If they wanted to cover up Peter Parker's identity? After the invasion, lie and say a Skrull was pretending to be Spider-Man. Simple. And this would've just united everything and if people REALLY wanted someone to take over SHIELD, maybe they could've had a Skrull-Norman Osborn alliance in the Government that sudden took over, Osborn becoming head of Super-Military-Defence or something. That would've tied up all rather neatly instead of the shitpile Marvel Comics made with such interesting concepts.

But if that doesn't float ya boat, there was Hulk coming back from an Alien Planet and trying to kill everyone. World War Hulk was excellent, imagine Hulk & some of his Alien friends (such as his advanced aged son) coming down and having to bring heroes together? That would've been an interesting read too. I feel like they should've joined together at the end, having a real evil to fight. Not just each other. And if there was more of a swing for Anti-Registration (such as I, even without arguments. I don't think we should all be on some list somewhere for the Government, that goes for real life too) the go for that. Everyone goes suck it and eventually, people have to accept that.

I want to say too, I'd have rewritten the X-Men tie-in.

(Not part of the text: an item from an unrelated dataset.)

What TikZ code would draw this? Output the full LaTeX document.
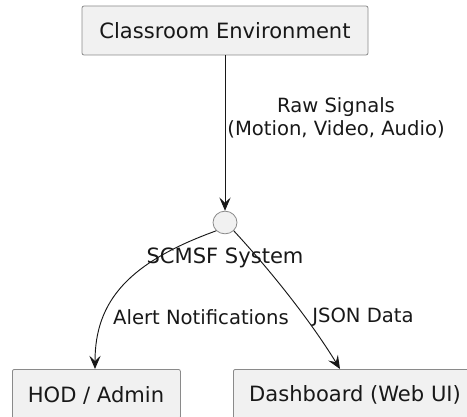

I'm not sure with what yet because X-Men, like Spidey or Batman, are practically their own universe because everything's so big/so developed. This was my interpretation of what should've happened: Cap on the side of Pro-Registration, Spider-Man switching from Anti to Pro and then ending with the Secret Invasion/Dark Reign all at once. Not to mention the sudden death of Steve Rogers thus SHIELD really not having the time for superheroes under Maria Hill's command (who hell, could even be working for Norman to get him into power. I don't particularly like the character that much).

Now, there ya' go. Some comicbookdom.